Et ces couvertures ne profitent pas qu’aux politiques: les médias tendance qui accueillent ces derniers dans leurs colonnes ne perdent pas au change. Au contraire, c’est un excellent moyen pour ces titres de presse de se crédibiliser en se saisissant des débats de société et de ce qui fait l’actualité du pays, d’opérer leur mue en traitant du «news». Symboliquement, une des premières couvertures des Inrockuptibles après leur passage au rythme hebdomadaire, au printemps 1995, fut d'ailleurs consacrée à Michel Rocard –mais pas dans une optique élyséenne: «Rocard ne sera jamais président», titrait le magazine.


Depuis, le magazine a consacré de plus en plus de place à l’actualité politique, un revirement éditorial qui avait pour but, comme l'expliquait le JDD en 2010, de «capter les trentenaires qui ne lisent pas les news magazines en apportant un regard différent sur l’actu : insoumission, impertinence, curiosité». Une stratégie qui lui a permis de séduire des annonceurs ciblant les CSP+.

Chez SoPress, c’est le défi de la «diversification de l’offre» qui explique la déclinaison des genres: après Doolittle pour les enfants, SoFoot pour le football et SoFilm pour le cinéma, Society est donc à envisager comme le dernier «produit» d’un groupe de presse bien décidé à consolider sa place sur le marché.
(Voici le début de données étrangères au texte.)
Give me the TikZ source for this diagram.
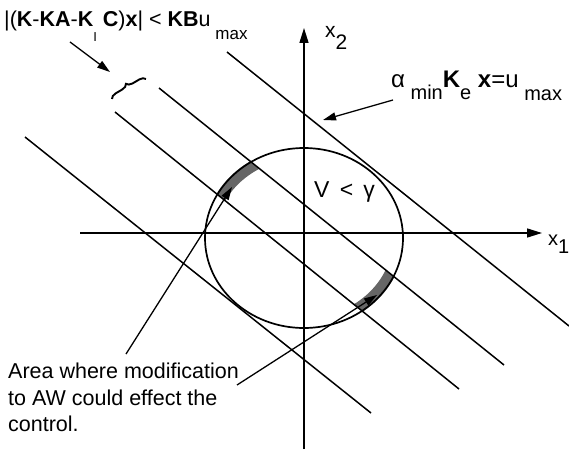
\documentclass[tikz,border=0pt]{standalone}
\usepackage{fontspec}
\setmainfont{Liberation Sans}
\usetikzlibrary{arrows.meta,decorations.pathreplacing}
\begin{document}
\begin{tikzpicture}[x=1pt,y=-1pt,
  lin/.style={line width=1.5pt},
  ax/.style={line width=1.5pt,-{Triangle[length=15pt,width=9pt]}},
  ptr/.style={line width=1.3pt,-{Triangle[length=13pt,width=8pt]}},
  lbl/.style={inner sep=0pt,anchor=base west},
  band/.style={fill=black!60}]
\useasboundingbox (0,0) rectangle (569,449);
% parallel lines
\coordinate (A1) at (227,52);  \coordinate (A2) at (569,326);
\coordinate (B1) at (159,88);  \coordinate (B2) at (504,365);
\coordinate (C1) at (115,112); \coordinate (C2) at (459,389);
\coordinate (D1) at (25,137);  \coordinate (D2) at (371,413);
\coordinate (O) at (304,238);
% shaded bands
\begin{scope}
\clip (B1) -- (B2) -- (C2) -- (C1) -- cycle;
\fill[band, even odd rule] (O) ellipse [x radius=100pt, y radius=91pt] (O) ellipse [x radius=89pt, y radius=80pt];
\end{scope}
\draw[lin] (A1) -- (A2);
\draw[lin] (B1) -- (B2);
\draw[lin] (C1) -- (C2);
\draw[lin] (D1) -- (D2);
% ellipse
\draw[line width=1.7pt] (O) ellipse [x radius=99pt, y radius=90pt];
% axes
\coordinate (xs) at (80,233); \coordinate (xe) at (542,233);
\coordinate (ys) at (304,449); \coordinate (ye) at (304,28);
\draw[ax] (xs) -- (xe);
\draw[ax] (ys) -- (ye);
% labels
\node[lbl] (top) at (4,27) {\fontsize{21.5}{25}\selectfont |(\textbf{K}-\textbf{KA}-\textbf{K}\raisebox{-15pt}{\fontsize{13}{13}\selectfont I}\ \textbf{C})\textbf{x}| < \textbf{KB}u\raisebox{-13pt}{\fontsize{17}{17}\selectfont\ max}};
\node[lbl] (alpha) at (391,88) {\fontsize{24}{27}\selectfont α\raisebox{-12pt}{\fontsize{20}{20}\selectfont\ min}\textbf{K}\raisebox{-12pt}{\fontsize{20}{20}\selectfont e}\ \textbf{x}=u\raisebox{-13pt}{\fontsize{20}{20}\selectfont\ max}};
\node[lbl] (x2) at (325,38) {\fontsize{21}{21}\selectfont x\raisebox{-12pt}{2}};
\node[lbl] (x1) at (548,245) {\fontsize{20}{20}\selectfont x\raisebox{-8pt}{1}};
\node[lbl] (V) at (314,197) {\fontsize{23}{23}\selectfont V\, <\, γ};
\node[inner sep=0pt, anchor=north west, align=left, font=\fontsize{21.5}{26.5}\selectfont] (area) at (8,363) {Area where modification\\to AW could effect the\\control.};
% brace and its arrow
\coordinate (br1) at (112,99); \coordinate (br2) at (146,79);
\draw[line width=1.9pt, decorate, decoration={brace, amplitude=6pt}] (br1) -- (br2);
\coordinate (ba) at (70,42); \coordinate (bt) at (110,72);
\draw[ptr] (ba) -- (bt);
% alpha arrow
\coordinate (aa) at (393,100); \coordinate (at) at (323,120);
\draw[ptr] (aa) -- (at);
% area pointers
\coordinate (p1) at (126,354); \coordinate (t1) at (232,187);
\coordinate (p2) at (237,385); \coordinate (t2) at (377,295);
\draw[ptr] (p1) -- (t1);
\draw[ptr] (p2) -- (t2);
\end{tikzpicture}
\end{document}
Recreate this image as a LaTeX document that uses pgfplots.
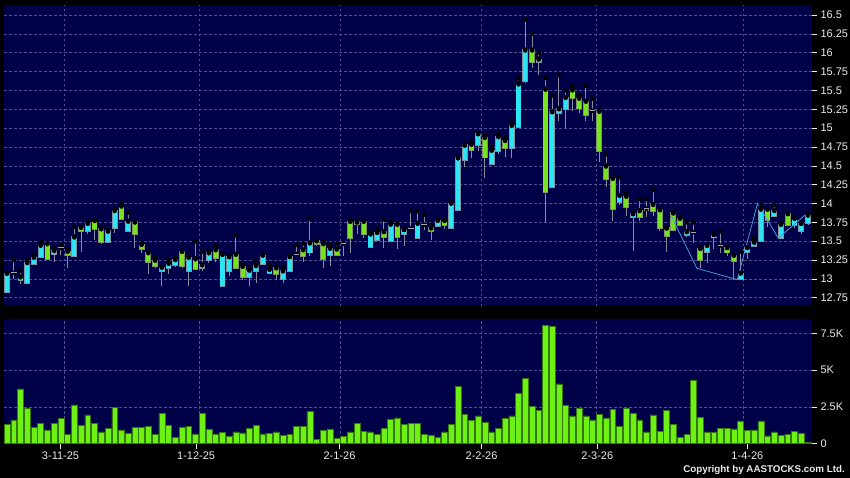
\documentclass[border=0pt]{standalone}
\usepackage{fontspec}
\setmainfont{Liberation Sans}
\usepackage{pgfplots}
\pgfplotsset{compat=1.18}
\usepackage{pgfplotstable}

\definecolor{bgnavy}{RGB}{0,0,72}
\definecolor{gridc}{RGB}{80,80,150}
\definecolor{upc}{RGB}{45,228,242}
\definecolor{upedge}{RGB}{125,150,165}
\definecolor{dnc}{RGB}{120,228,30}
\definecolor{dnedge}{RGB}{125,150,105}
\definecolor{wick}{RGB}{140,140,160}
\definecolor{dojic}{RGB}{165,165,175}
\definecolor{volc}{RGB}{110,240,20}
\definecolor{voledge}{RGB}{50,120,10}
\definecolor{zig}{RGB}{70,150,220}
\definecolor{txt}{RGB}{235,235,235}

% candles: x = trading day, o h l c
\pgfplotstableread{
x o h l c
0 12.83 13.07 12.82 13.07
2 12.98 13.11 12.93 13.02
3 12.94 13.25 12.94 13.21
4 13.20 13.31 13.20 13.28
5 13.29 13.50 13.28 13.44
7 13.33 13.41 13.22 13.37
10 13.31 13.69 13.31 13.55
12 13.63 13.75 13.59 13.73
15 13.49 13.63 13.47 13.63
16 13.67 13.93 13.61 13.90
18 13.63 13.88 13.63 13.76
23 13.10 13.15 12.90 13.15
24 13.14 13.26 13.07 13.20
25 13.19 13.29 13.16 13.25
27 13.10 13.29 12.90 13.28
29 13.14 13.36 13.10 13.18
30 13.25 13.37 13.21 13.34
32 12.90 13.32 12.90 13.32
33 13.10 13.29 13.04 13.29
36 13.03 13.14 12.91 13.11
37 13.10 13.23 12.95 13.17
38 13.20 13.31 13.20 13.31
39 13.08 13.19 13.08 13.12
41 13.00 13.16 12.94 13.10
42 13.11 13.29 13.11 13.29
45 13.35 13.80 13.31 13.47
48 13.32 13.46 13.17 13.40
54 13.42 13.63 13.42 13.59
55 13.51 13.66 13.51 13.61
57 13.50 13.75 13.50 13.72
59 13.59 13.65 13.43 13.65
61 13.54 13.90 13.54 13.73
64 13.70 13.78 13.70 13.77
66 13.67 14.00 13.67 14.00
67 13.91 14.60 13.91 14.60
68 14.58 14.77 14.49 14.77
70 14.78 14.92 14.69 14.92
72 14.52 14.75 14.52 14.70
73 14.69 14.91 14.66 14.88
75 14.74 15.08 14.60 15.03
76 15.02 15.66 15.02 15.58
77 15.63 16.44 15.60 16.03
79 15.88 16.00 15.70 15.91
81 14.22 15.43 14.22 15.21
82 15.20 15.70 15.10 15.25
83 15.25 15.50 15.00 15.40
91 14.02 14.35 13.98 14.10
93 13.82 13.86 13.37 13.86
101 13.58 13.75 13.55 13.62
104 13.36 13.44 13.21 13.44
109 13.00 13.36 13.00 13.07
110 13.36 13.41 13.26 13.41
111 13.44 13.54 13.44 13.48
112 13.50 13.98 13.50 13.92
114 13.83 13.98 13.83 13.90
115 13.54 13.72 13.54 13.72
117 13.72 13.80 13.67 13.80
118 13.63 13.73 13.60 13.73
119 13.74 13.87 13.72 13.84
}\up

\pgfplotstableread{
x o h l c
6 13.46 13.47 13.26 13.26
9 13.36 13.39 13.14 13.32
11 13.68 13.68 13.36 13.63
13 13.77 13.77 13.52 13.66
14 13.66 13.66 13.46 13.49
17 13.96 14.00 13.79 13.80
19 13.75 13.75 13.41 13.60
20 13.45 13.47 13.35 13.40
21 13.34 13.36 13.07 13.23
22 13.24 13.28 13.15 13.17
26 13.36 13.36 13.15 13.17
28 13.26 13.50 13.12 13.13
31 13.38 13.45 13.23 13.28
34 13.32 13.58 13.15 13.15
35 13.16 13.19 12.99 13.02
40 13.14 13.17 12.99 13.06
44 13.38 13.47 13.23 13.31
46 13.50 13.50 13.44 13.46
47 13.46 13.50 13.15 13.26
49 13.39 13.47 13.30 13.32
51 13.76 13.76 13.35 13.54
52 13.75 13.75 13.59 13.73
53 13.76 13.76 13.54 13.59
56 13.62 13.79 13.41 13.55
58 13.72 13.72 13.39 13.55
63 13.67 13.72 13.51 13.63
65 13.77 13.77 13.66 13.71
69 14.78 14.81 14.61 14.71
71 14.87 14.91 14.34 14.61
74 14.83 14.87 14.62 14.73
78 16.03 16.25 15.80 15.88
80 15.51 15.67 13.74 14.15
84 15.50 15.56 15.23 15.40
85 15.39 15.44 15.20 15.26
86 15.35 15.56 15.10 15.18
88 15.22 15.22 14.55 14.70
89 14.49 14.65 14.22 14.33
90 14.33 14.33 13.77 13.93
92 14.09 14.14 13.83 13.96
94 13.90 14.06 13.77 13.82
96 13.98 14.18 13.83 13.90
97 13.91 13.92 13.63 13.67
98 13.67 13.67 13.36 13.57
99 13.87 13.87 13.65 13.65
100 13.80 13.80 13.72 13.72
103 13.40 13.40 13.15 13.25
107 13.41 13.41 13.30 13.35
108 13.31 13.31 12.99 13.24
113 13.92 13.92 13.69 13.78
116 13.86 13.86 13.72 13.72
}\down

\pgfplotstableread{
x o h l c
1 13.08 13.25 13.00 13.08
8 13.41 13.45 13.32 13.41
43 13.33 13.45 13.31 13.33
50 13.47 13.47 13.31 13.47
60 13.67 13.90 13.65 13.67
62 13.72 13.85 13.65 13.72
87 15.23 15.39 15.10 15.23
95 13.93 14.06 13.82 13.90
102 13.62 13.75 13.47 13.62
105 13.55 13.61 13.39 13.58
106 13.44 13.63 13.35 13.44
}\flat

\pgfplotstableread{
x v
0 1338
1 1610
2 3716
3 2425
4 1134
5 1406
6 931
7 1360
8 1700
9 613
10 2629
11 1250
12 1950
13 1406
14 795
15 1066
16 2473
17 931
18 681
19 1114
20 1134
21 1202
22 613
23 2065
24 1225
25 455
26 1114
27 1157
28 659
29 2085
30 953
31 659
32 774
33 477
34 795
35 727
36 1021
37 1250
38 659
39 681
40 795
41 570
42 613
43 1157
44 1157
45 2176
46 274
47 885
48 999
49 387
50 477
51 795
52 1406
53 842
54 795
55 613
56 1021
57 1658
58 1746
59 1293
60 1360
61 1360
62 636
63 545
64 433
65 795
66 1338
67 3899
68 2017
69 1590
70 1882
71 1429
72 795
73 1021
74 1725
75 1882
76 3424
77 4443
78 2541
79 2289
80 8043
81 7975
82 4056
83 2584
84 1882
85 2425
86 1882
87 1610
88 2017
89 1746
90 2312
91 1202
92 2402
93 2065
94 1610
95 795
96 1950
97 842
98 2267
99 1293
100 455
101 636
102 4305
103 1793
104 795
105 749
106 1021
107 1021
108 999
109 1542
110 885
111 931
112 1542
113 523
114 795
115 570
116 613
117 842
118 704
119 115
}\vol

\pgfplotsset{
  panel/.style={
    scale only axis, anchor=south west, width=808pt,
    xmin=-0.45, xmax=119.6,
    axis background/.style={fill=bgnavy},
    axis line style={draw=none},
    grid style={draw=gridc, dash pattern=on 2.5pt off 2.5pt, line width=0.6pt},
    tick align=outside,
    ytick pos=right, yticklabel pos=right,
    major tick length=5pt,
    major y tick style={draw=txt, line width=0.6pt},
    tick label style={font=\fontsize{11}{13}\selectfont, text=txt},
  },
  wicks/.style={only marks, mark=none, forget plot,
    error bars/.cd, y dir=minus, y explicit, error mark=none,
    error bar style={draw=wick, line width=0.9pt}},
  body/.style 2 args={only marks, mark=none, forget plot,
    error bars/.cd, y dir=minus, y explicit, error mark=none,
    error bar style={draw=#1, line width=#2}},
}

\begin{document}
\begin{tikzpicture}
\path[use as bounding box] (0,0) rectangle (850pt,478pt);
\fill[black] (0,0) rectangle (850pt,478pt);

% price panel
\begin{axis}[panel,
  at={(4pt,171.5pt)}, height=301.5pt,
  ymin=12.634, ymax=16.633,
  xtick={8.5,28.6,49.5,70.5,87.5,109.4}, xticklabels={},
  major x tick style={draw=none},
  xmajorgrids, ymajorgrids,
  ytick={12.75,13,13.25,13.5,13.75,14,14.25,14.5,14.75,15,15.25,15.5,15.75,16,16.25,16.5},
  /pgf/number format/assume math mode=true,
  /pgf/number format/precision=2,
]
\addplot[wicks] table[x=x, y=h, y error minus expr={\thisrow{h}-\thisrow{l}}] {\up};
\addplot[wicks] table[x=x, y=h, y error minus expr={\thisrow{h}-\thisrow{l}}] {\down};
\addplot[wicks] table[x=x, y=h, y error minus expr={\thisrow{h}-\thisrow{l}}] {\flat};
\addplot[body={upedge}{5.8pt}] table[x=x, y expr={max(\thisrow{o},\thisrow{c})+0.013}, y error minus expr={abs(\thisrow{o}-\thisrow{c})+0.026}] {\up};
\addplot[body={upc}{4.2pt}] table[x=x, y expr={max(\thisrow{o},\thisrow{c})}, y error minus expr={abs(\thisrow{o}-\thisrow{c})}] {\up};
\addplot[body={dnedge}{5.8pt}] table[x=x, y expr={max(\thisrow{o},\thisrow{c})+0.013}, y error minus expr={abs(\thisrow{o}-\thisrow{c})+0.026}] {\down};
\addplot[body={dnc}{4.2pt}] table[x=x, y expr={max(\thisrow{o},\thisrow{c})}, y error minus expr={abs(\thisrow{o}-\thisrow{c})}] {\down};
\addplot[body={dojic}{5.0pt}] table[x=x, y expr={max(\thisrow{o},\thisrow{c})}, y error minus expr={abs(\thisrow{o}-\thisrow{c})}] {\flat};
\addplot[only marks, mark=-, mark size=2.9pt, mark options={draw=dojic, line width=1pt}] table[x=x, y=o] {\flat};
% zigzag line
\addplot[zig, line width=0.8pt, mark=none] coordinates {(98.6,13.85) (102.5,13.14) (108.5,12.99) (111.5,14.0) (114.6,13.54) (118.6,13.85)};
\end{axis}

% volume panel
\begin{axis}[panel,
  at={(4pt,34.3pt)}, height=124.7pt,
  ymin=0, ymax=8471,
  xtick pos=bottom,
  xtick={7.95,28.1,49.4,70.5,87.7,110.0},
  xticklabels={3-11-25,1-12-25,2-1-26,2-2-26,2-3-26,1-4-26},
  major x tick style={draw=txt, line width=0.6pt},
  extra x ticks={8.5,28.6,49.5,70.5,87.5,109.4}, extra x tick labels={},
  extra x tick style={grid=major, major tick length=0pt},
  ytick={0,2500,5000,7500}, yticklabels={0,2.5K,5K,7.5K},
  ymajorgrids,
]
\addplot[ybar, bar width=5.9pt, fill=volc, draw=voledge, line width=0.5pt] table[x=x, y=v] {\vol};
\end{axis}

\node[anchor=south east, inner sep=0pt, text=txt, font=\bfseries\fontsize{9.8}{11}\selectfont] at (845pt,3pt) {Copyright by AASTOCKS.com Ltd.};
\end{tikzpicture}
\end{document}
À ce titre, l’exemple de VICE –pour qui j'ai travaillé– est éloquent: autrefois fanzine de la contre-culture, le magazine est aujourd’hui une multinationale à la ligne éditoriale renouvelée, loin des années 90 où il vivait encore de subventions à Montréal, et a lancé sa plateforme Vice News, dont le nom parle pour lui-même. Et qui, cette semaine est allé répondre aux questions des jeunes dans une interview relayée par toute la presse internationale? Barack Obama, bien sûr.

Le cool n'est pas une science exacte

Mais que comprendre réellement de ces apparitions à répétition qui ont de quoi ringardiser le journalisme politique classique? Les plus optimistes se féliciteront que des médias générationnels tels que VICE, Les Inrockuptibles et Society soient reconnus comme légitimes à parler de politique auprès de leur lectorat: après tout, au nom de quoi la parole politique devrait-elle être réservée aux médias plus institutionnels?

Les pessimistes concluront à une opération de séduction mutuelle entre politique et médias, à une version plus décontractée de la peopolisation où le politique n'est plus un élu qui a des comptes à rendre aux citoyens qu'un acteur d’une saga politique à suivre épisode après épisode sans y participer, comme ces seconds rôles de l'Elysée récemment immortalisés par l'Obs dans un agaçant shooting. Un écueil auquel Slate, qui interroge régulièrement des hommes et femmes politiques sur leur conception du bonheur, ne prétend d'ailleurs pas toujours échapper...

Les réalistes, eux, se diront que cette nouvelle vogue peut être une façon intéressante d’exporter le débat sur la chose publique dans de nouveaux sentiers, et se souviendront de toute façon qu'«une image politique ne se façonne pas aussi facilement que ne le laissent penser les experts en marketing», pour reprendre les mots des chercheurs Annie Collovald et Guillaume Court dans leur livre Les grands problèmes politiques contemporains. Le cool, heureusement, n’est pas une science exacte.

Mais les uns comme les autres pourront s'interroger: pourquoi être audacieux, aller vers la nouveauté et les jeunes, pour les hommes politiques français, est-ce encore –du moins le plus souvent– aller sur le papier, tandis qu'outre-Atlantique, c'est aller sur le Web?